Cinema: Um caso de amor em meio à epidemia
Edgar Vianna de Andrade - Atualizado em 21/09/2020 17:04
Raros são os filmes sobre doenças contagiosas produzidos de forma consistente. Ou lhes falta roteiro ou lhes falta direção. Excluirei os filmes em que as pessoas contaminadas se transformam em zumbis. Existem muitos. Geralmente, eles são construídos como metáforas. A economia, a sociedade e a cultura padronizantes transformam as pessoas em zumbis. E a coisa pega. Já comentei os filmes relacionados a “Extermínio”, ambos sobre epidemia de zumbis. “Rec” é um filme de terror misturado com ficção científica. “Ensaio sobre a cegueira” tem um objetivo claramente político. “Demente” é também um filme que denuncia as artimanhas do capitalismo. “Os doze macacos” mergulha muito na ficção científica, com viagens no tempo e transmissão por viajantes.
Eu destacaria três que merecem mais atenção: “Sentidos do amor”, “O enigma de Andrômeda” e “Contágio”. Amigos, parentes e conhecidos insistem para que eu busque filmes nas plataformas em vez de na minha imensa coleção de DVDs, algo completamente fora de moda e superado por meios digitais. Cedi a eles e admiti assistir a “A gripe”, filme coreano com roteiro e direção de Kim Sung-su lançado em 2013.
A atmosfera da pandemia causada pela Covid-19 vem se formando desde o início do século XXI. Paira sobre a humanidade o risco de epidemias com potencial pandêmico. A gripe H1N1, em 2009-10, prometia causar um grande estrago se saísse da China. A gripe suína começou no México e ganhou o estatuto de pandemia. Mas não se disseminou como o esperado. O ebola saiu da África, mas foi contido. Acreditou-se no início que o novo coronavírus não prosperaria. Acabou ganhando o mundo.
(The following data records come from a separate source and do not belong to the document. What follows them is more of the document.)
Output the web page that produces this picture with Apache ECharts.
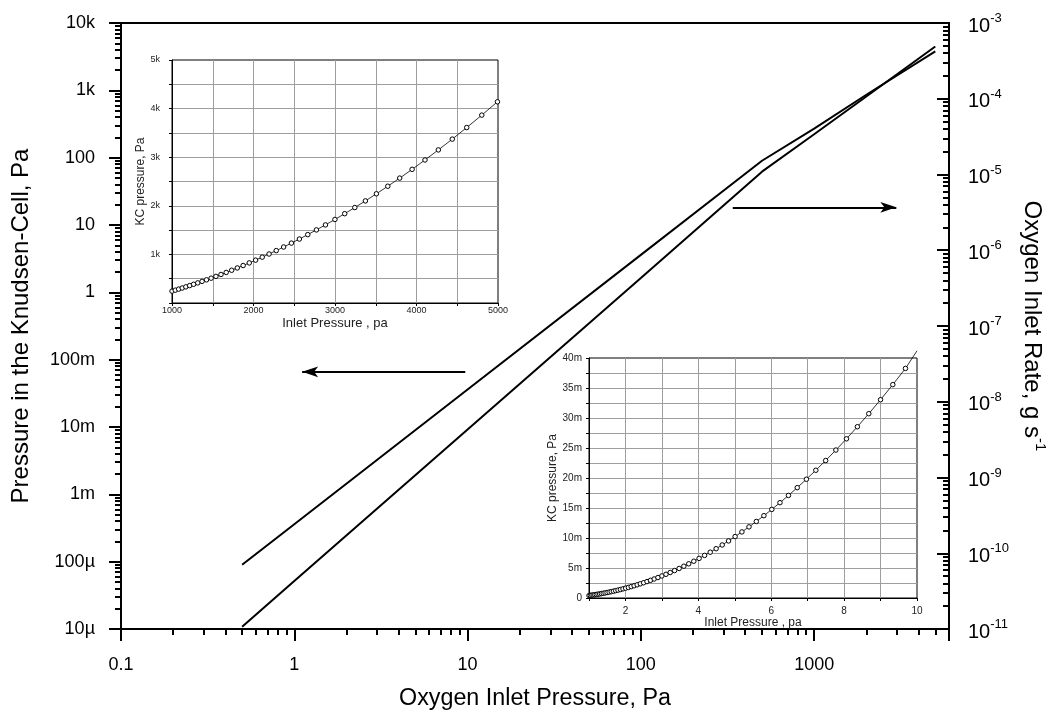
<!DOCTYPE html>
<html><head><meta charset="utf-8">
<script src="https://cdn.jsdelivr.net/npm/echarts@6.0.0/dist/echarts.min.js"></script>
<style>html,body{margin:0;padding:0;background:#fff}#chart{width:1063px;height:715px}</style>
</head><body><div id="chart"></div>
<script>
const FONT = "'Liberation Sans', Arial, Helvetica, sans-serif";

// ---- main chart data (log-log) ----
const mainInletPressure = [0.5, 1, 10, 100, 500, 1000, 2000, 5000];
const mainKcPressure    = [9e-5, 3.6e-4, 0.036, 3.6, 90, 270, 860, 3800];
const mainInletRate     = [1.07e-11, 4.3e-11, 4.3e-9, 4.3e-7, 1.09e-5, 3.4e-5, 1.07e-4, 4.9e-4];

// ---- main tick labels ----
const xTickExponents = [-1, 0, 1, 2, 3];
const xTickLabels = ['0.1', '1', '10', '100', '1000'];
const leftTickExponents = [-5, -4, -3, -2, -1, 0, 1, 2, 3, 4];
const leftTickLabels = ['10µ', '100µ', '1m', '10m', '100m', '1', '10', '100', '1k', '10k'];
const rightTickExponents = [-11, -10, -9, -8, -7, -6, -5, -4, -3];
const rightTickLabels = ['-11', '-10', '-9', '-8', '-7', '-6', '-5', '-4', '-3'];
const minorMultipliers = [2, 3, 4, 5, 6, 7, 8, 9];

// ---- arrows (data coordinates) ----
const leftArrowStart = [9.7, 0.066];
const leftArrowEnd = [1.11, 0.066];
const rightArrowStart = [339, 3.69e-6];
const rightArrowEnd = [2980, 3.69e-6];

// ---- inset 1 (upper left) ----
const inset1InletPressure = [1000,1040,1082,1125,1170,1217,1265,1316,1369,1423,1480,1539,1601,1665,1732,1801,1873,1948,2026,2107,2191,2279,2370,2465,2563,2666,2772,2883,2999,3119,3243,3373,3508,3648,3794,3946,4104,4268,4439,4616,4801,4993];
const inset1KcPressure = [244,264,286,308,332,358,385,414,445,477,511,548,587,629,674,721,771,825,882,943,1008,1078,1152,1232,1316,1407,1504,1607,1719,1838,1964,2101,2247,2403,2570,2750,2943,3150,3372,3610,3866,4140];
const inset1CurveEnd = [5165, 4390];
const inset1XLabelValues = [1000, 2000, 3000, 4000, 5000];
const inset1XLabels = ['1000', '2000', '3000', '4000', '5000'];
const inset1YLabelValues = [1000, 2000, 3000, 4000, 5000];
const inset1YLabels = ['1k', '2k', '3k', '4k', '5k'];

// ---- inset 2 (lower right), KC pressure in mPa ----
const inset2InletPressure = [1.000,1.037,1.076,1.116,1.158,1.201,1.246,1.292,1.340,1.390,1.442,1.496,1.552,1.610,1.670,1.732,1.796,1.864,1.933,2.005,2.080,2.158,2.238,2.322,2.408,2.498,2.591,2.688,2.788,2.892,3.000,3.112,3.228,3.348,3.473,3.603,3.737,3.876,4.021,4.171,4.326,4.488,4.655,4.829,5.009,5.196,5.390,5.591,5.799,6.016,6.240,6.473,6.714,6.965,7.224,7.494,7.774,8.064,8.364,8.677,9.000,9.336,9.684];
const inset2KcMilliPa = [0.408,0.439,0.472,0.508,0.547,0.589,0.633,0.681,0.733,0.788,0.848,0.913,0.983,1.058,1.138,1.224,1.316,1.418,1.524,1.640,1.765,1.900,2.044,2.200,2.366,2.546,2.739,2.948,3.171,3.412,3.672,3.951,4.251,4.573,4.921,5.297,5.698,6.130,6.597,7.098,7.635,8.218,8.841,9.514,10.237,11.015,11.853,12.754,13.720,14.766,15.887,17.095,18.392,19.793,21.292,22.913,24.657,26.531,28.542,30.718,33.048,35.562,38.262];
const inset2CurveEnd = [10, 41.2];
const inset2XLabelValues = [2, 4, 6, 8, 10];
const inset2XLabels = ['2', '4', '6', '8', '10'];
const inset2YLabelValues = [0, 5, 10, 15, 20, 25, 30, 35, 40];
const inset2YLabels = ['0', '5m', '10m', '15m', '20m', '25m', '30m', '35m', '40m'];

// ---- helpers ----
const X_MIN = 0.1, X_MAX = 6000, L_MIN = 1e-5, L_MAX = 1e4, R_MIN = 1e-11, R_MAX = 1e-3;
function decadeLabel(v, exps, labels) {
  const l = Math.log10(v), e = Math.round(l);
  if (Math.abs(l - e) > 1e-6) return '';
  const i = exps.indexOf(e);
  return i < 0 ? '' : labels[i];
}
function minorTicks(lo, hi) {
  const out = [];
  for (let e = Math.floor(lo); e < hi; e++) {
    for (const m of minorMultipliers) {
      const v = e + Math.log10(m);
      if (v > lo + 1e-9 && v < hi - 1e-9) out.push(v);
    }
  }
  return out;
}
function pick(v, vals, labels) {
  for (let i = 0; i < vals.length; i++) if (Math.abs(vals[i] - v) < 1e-9) return labels[i];
  return '';
}
const pairs = (xs, ys) => xs.map((x, i) => [x, ys[i]]);

const black = '#000';
const gridGray = '#9e9e9e';
const mainTick = { show: true, length: 12, lineStyle: { color: black, width: 2 } };
const minorTickStyle = { color: black, width: 2 };
const hidden = { show: false };

const insetAxisCommon = {
  type: 'value',
  axisLine: { onZero: false, lineStyle: { color: black, width: 1 } },
  axisTick: { show: true, length: 3, lineStyle: { color: black, width: 1 } },
  splitLine: { show: true, showMinLine: false, showMaxLine: false, lineStyle: { color: gridGray, width: 1 } },
  nameLocation: 'middle'
};

const chart = echarts.init(document.getElementById('chart'), null, { renderer: 'canvas' });
chart.setOption({
  animation: false,
  backgroundColor: '#fff',
  textStyle: { fontFamily: FONT },
  grid: [
    { left: 121, top: 23, width: 828, height: 606, show: true, borderColor: black, borderWidth: 2, backgroundColor: 'transparent', outerBoundsMode: 'none', containLabel: false },
    { left: 172, top: 60, width: 326, height: 243, show: true, borderColor: black, borderWidth: 1, backgroundColor: '#fff', outerBoundsMode: 'none', containLabel: false },
    { left: 589, top: 358, width: 328, height: 240, show: true, borderColor: black, borderWidth: 1, backgroundColor: '#fff', outerBoundsMode: 'none', containLabel: false }
  ],
  xAxis: [
    { // 0 main log x
      gridIndex: 0, type: 'log', logBase: 10, min: X_MIN, max: X_MAX, splitNumber: 5, position: 'bottom',
      axisLine: { onZero: false, lineStyle: { color: black, width: 2 } },
      axisTick: mainTick,
      minorTick: hidden, splitLine: hidden,
      axisLabel: { fontSize: 18, color: black, fontFamily: FONT, margin: 27, showMinLabel: true, showMaxLabel: true,
        formatter: v => decadeLabel(v, xTickExponents, xTickLabels) },
      name: 'Oxygen Inlet Pressure, Pa', nameLocation: 'middle', nameGap: 58, nameMoveOverlap: false,
      nameTextStyle: { fontSize: 23.3, color: black, fontFamily: FONT }
    },
    { // 1 main minor ticks overlay
      gridIndex: 0, type: 'value', min: -1, max: Math.log10(X_MAX), position: 'bottom',
      axisLine: { show: false, onZero: false }, axisLabel: hidden, splitLine: hidden,
      axisTick: { show: true, length: 6, lineStyle: minorTickStyle, customValues: minorTicks(-1, Math.log10(X_MAX)) }
    },
    Object.assign({}, insetAxisCommon, { // 2 inset1 x
      gridIndex: 1, min: 1000, max: 5000, interval: 500,
      axisLabel: { fontSize: 9, color: '#222', fontFamily: FONT, margin: 3, formatter: v => pick(v, inset1XLabelValues, inset1XLabels) },
      name: 'Inlet Pressure , pa', nameGap: 14, nameTextStyle: { fontSize: 13, color: '#222', fontFamily: FONT }
    }),
    Object.assign({}, insetAxisCommon, { // 3 inset2 x
      gridIndex: 2, min: 1, max: 10, interval: 1,
      axisLabel: { fontSize: 10, color: '#222', fontFamily: FONT, margin: 8, formatter: v => pick(v, inset2XLabelValues, inset2XLabels) },
      name: 'Inlet Pressure , pa', nameGap: 17, nameTextStyle: { fontSize: 12, color: '#222', fontFamily: FONT }
    })
  ],
  yAxis: [
    { // 0 main left log
      gridIndex: 0, type: 'log', logBase: 10, min: L_MIN, max: L_MAX, splitNumber: 9, position: 'left',
      axisLine: { onZero: false, lineStyle: { color: black, width: 2 } },
      axisTick: mainTick, minorTick: hidden, splitLine: hidden,
      axisLabel: { fontSize: 18, color: black, fontFamily: FONT, margin: 26, showMinLabel: true, showMaxLabel: true,
        formatter: v => decadeLabel(v, leftTickExponents, leftTickLabels) },
      name: 'Pressure in the Knudsen-Cell, Pa', nameLocation: 'middle', nameRotate: 90, nameGap: 88,
      nameTextStyle: { fontSize: 24, color: black, fontFamily: FONT }
    },
    { // 1 main right log
      gridIndex: 0, type: 'log', logBase: 10, min: R_MIN, max: R_MAX, splitNumber: 8, position: 'right',
      axisLine: { onZero: false, lineStyle: { color: black, width: 2 } },
      axisTick: { show: true, inside: true, length: 12, lineStyle: { color: black, width: 2 } },
      minorTick: hidden, splitLine: hidden,
      axisLabel: { margin: 19, showMinLabel: true, showMaxLabel: true,
        formatter: v => { const s = decadeLabel(v, rightTickExponents, rightTickLabels); return s ? '{b|10}{s|' + s + '}' : ''; },
        rich: {
          b: { fontSize: 20, color: black, fontFamily: FONT, lineHeight: 22, padding: [6, 0, 0, 0] },
          s: { fontSize: 13, color: black, fontFamily: FONT, lineHeight: 12, verticalAlign: 'top' }
        } },
      name: '{n|Oxygen Inlet Rate, g s}{s|-1}', nameLocation: 'middle', nameRotate: -90, nameGap: 72,
      nameTextStyle: { rich: {
        n: { fontSize: 24, color: black, fontFamily: FONT, lineHeight: 26, padding: [6, 0, 0, 0] },
        s: { fontSize: 15, color: black, fontFamily: FONT, lineHeight: 14, verticalAlign: 'top' }
      } }
    },
    { // 2 left minor overlay
      gridIndex: 0, type: 'value', min: Math.log10(L_MIN), max: Math.log10(L_MAX), position: 'left',
      axisLine: { show: false, onZero: false }, axisLabel: hidden, splitLine: hidden,
      axisTick: { show: true, length: 6, lineStyle: minorTickStyle, customValues: minorTicks(Math.log10(L_MIN), Math.log10(L_MAX)) }
    },
    { // 3 right minor overlay
      gridIndex: 0, type: 'value', min: Math.log10(R_MIN), max: Math.log10(R_MAX), position: 'right',
      axisLine: { show: false, onZero: false }, axisLabel: hidden, splitLine: hidden,
      axisTick: { show: true, inside: true, length: 6, lineStyle: minorTickStyle, customValues: minorTicks(Math.log10(R_MIN), Math.log10(R_MAX)) }
    },
    Object.assign({}, insetAxisCommon, { // 4 inset1 y
      gridIndex: 1, min: 0, max: 5000, interval: 500,
      axisLabel: { fontSize: 9, color: '#222', fontFamily: FONT, margin: 12, formatter: v => pick(v, inset1YLabelValues, inset1YLabels) },
      name: 'KC pressure, Pa', nameRotate: 90, nameGap: 22, nameTextStyle: { fontSize: 12, color: '#222', fontFamily: FONT }
    }),
    Object.assign({}, insetAxisCommon, { // 5 inset2 y
      gridIndex: 2, min: 0, max: 40, interval: 2.5,
      axisLabel: { fontSize: 10, color: '#222', fontFamily: FONT, margin: 7, formatter: v => pick(v, inset2YLabelValues, inset2YLabels) },
      name: 'KC pressure, Pa', nameRotate: 90, nameGap: 30, nameTextStyle: { fontSize: 12, color: '#222', fontFamily: FONT }
    })
  ],
  series: [
    {
      name: 'KC pressure', type: 'line', xAxisIndex: 0, yAxisIndex: 0,
      data: pairs(mainInletPressure, mainKcPressure),
      symbol: 'none', showSymbol: false, lineStyle: { color: black, width: 2 }, silent: true,
      markLine: {
        silent: true, symbol: ['none', 'arrow'], symbolSize: [8, 16], label: { show: false },
        lineStyle: { color: black, width: 2, type: 'solid' },
        data: [[{ coord: leftArrowStart }, { coord: leftArrowEnd }]]
      }
    },
    {
      name: 'Inlet rate', type: 'line', xAxisIndex: 0, yAxisIndex: 1,
      data: pairs(mainInletPressure, mainInletRate),
      symbol: 'none', showSymbol: false, lineStyle: { color: black, width: 2 }, silent: true,
      markLine: {
        silent: true, symbol: ['none', 'arrow'], symbolSize: [8, 16], label: { show: false },
        lineStyle: { color: black, width: 2, type: 'solid' },
        data: [[{ coord: rightArrowStart }, { coord: rightArrowEnd }]]
      }
    },
    {
      name: 'inset1', type: 'line', xAxisIndex: 2, yAxisIndex: 4, clip: false, z: 5, silent: true,
      data: pairs(inset1InletPressure, inset1KcPressure).concat([{ value: inset1CurveEnd, symbol: 'none' }]),
      symbol: 'circle', symbolSize: 4.5, showSymbol: true,
      itemStyle: { color: '#fff', borderColor: black, borderWidth: 1 },
      lineStyle: { color: black, width: 0.8 }
    },
    {
      name: 'inset2', type: 'line', xAxisIndex: 3, yAxisIndex: 5, clip: false, z: 5, silent: true,
      data: pairs(inset2InletPressure, inset2KcMilliPa).concat([{ value: inset2CurveEnd, symbol: 'none' }]),
      symbol: 'circle', symbolSize: 4.5, showSymbol: true,
      itemStyle: { color: '#fff', borderColor: black, borderWidth: 1 },
      lineStyle: { color: black, width: 0.8 }
    }
  ]
});
</script></body></html>
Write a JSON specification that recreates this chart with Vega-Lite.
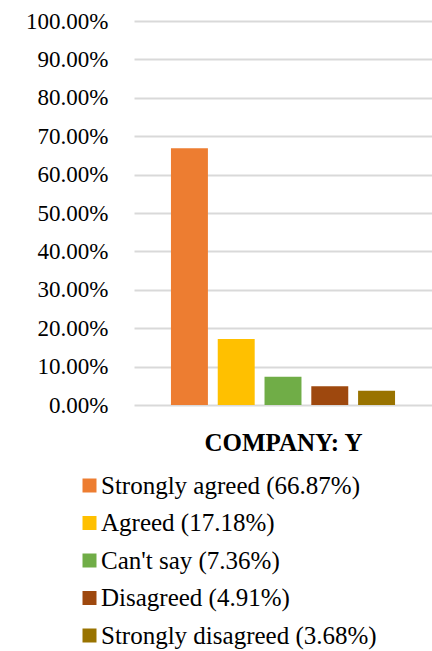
{
  "$schema": "https://vega.github.io/schema/vega-lite/v6.json",
  "width": 298,
  "height": 384,
  "autosize": {"type": "none"},
  "padding": {"left": 134, "top": 21, "right": 0, "bottom": 246},
  "background": "white",
  "data": {
    "values": [
      {"label": "Strongly agreed (66.87%)", "share": 0.6687},
      {"label": "Agreed  (17.18%)", "share": 0.1718},
      {"label": "Can't say (7.36%)", "share": 0.0736},
      {"label": "Disagreed (4.91%)", "share": 0.0491},
      {"label": "Strongly disagreed  (3.68%)", "share": 0.0368}
    ]
  },
  "mark": {"type": "bar"},
  "encoding": {
    "x": {
      "field": "label",
      "type": "nominal",
      "sort": null,
      "scale": {"paddingInner": 0.21, "paddingOuter": 0.79},
      "axis": {
        "labels": false,
        "ticks": false,
        "domain": false,
        "title": "COMPANY:  Y",
        "titleFont": "Liberation Serif",
        "titleFontWeight": "bold",
        "titleFontSize": 25,
        "titleColor": "#000000",
        "titlePadding": 25
      }
    },
    "y": {
      "field": "share",
      "type": "quantitative",
      "scale": {"domain": [0, 1], "nice": false},
      "axis": {
        "values": [0, 0.1, 0.2, 0.3, 0.4, 0.5, 0.6, 0.7, 0.8, 0.9, 1],
        "format": ".2%",
        "title": null,
        "domain": false,
        "ticks": false,
        "labelFont": "Liberation Serif",
        "labelFontSize": 23,
        "labelColor": "#000000",
        "labelPadding": 26,
        "gridColor": "#d9d9d9",
        "gridWidth": 2
      }
    },
    "color": {
      "field": "label",
      "type": "nominal",
      "sort": null,
      "scale": {"range": ["#ED7D31", "#FFC000", "#70AD47", "#9E480E", "#997300"]},
      "legend": {
        "title": null,
        "orient": "none",
        "legendX": -57,
        "legendY": 452,
        "direction": "vertical",
        "symbolType": "square",
        "symbolSize": 196,
        "symbolStrokeWidth": 0,
        "labelFont": "Liberation Serif",
        "labelFontSize": 25,
        "labelColor": "#000000",
        "labelOffset": -1,
        "labelLimit": 400,
        "rowPadding": 11.5
      }
    }
  },
  "config": {"view": {"stroke": null}}
}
“A gripe” imagina um surto de gripe aviária causado por uma cepa mortal de H5N1, no distrito de Bundang, Coreia do Sul. Rapidamente, ele se propaga, matando milhares de pessoas em 36 horas. Como no filme “Epidemia”, existe uma história de amor no contexto da epidemia. Em “Epidemia”, trata-se de um amor desfeito que se recompõe. Em “A gripe”, uma médica epidemiologista separada, com uma filha pequena, é salva por um socorrista também separado. Com altos e baixos, o amor se fortalece no meio da morte.
No entanto, outros problemas afloram em “A gripe”, como está ocorrendo com a pandemia do coronavírus. Países aparentemente “civilizados”, como é a Coreia do Sul, expõem suas garras. Não apenas o governo coreano quer conter a epidemia nos limites da cidade em que eclodiu. Os Estados Unidos querem conter a doença nas fronteiras coreanas. E assim como a força policial coreana apela para a violência contra a população em pânico, os Estados Unidos ameaçam um ataque militar ao país.
Mas eis que, no meio do caos, emerge a figura firme e decidida do presidente do país. Ele ordena o bombardeio das aeronaves dos Estados Unidos e a suspensão do massacre da população pela polícia. O final é tão inconsistente quanto o final de “Epidemia”. Encontrado o hospedeiro (nesse, um macaquinho; em “A gripe”, a filha da médica, que adquirira imunidade), tudo está resolvido. Como num restaurante, os médicos pedem para preparar às pressas uma vacina salvadora. Salta uma vacina. É pra já.
Creio que voltarei aos DVDs da minha coleção.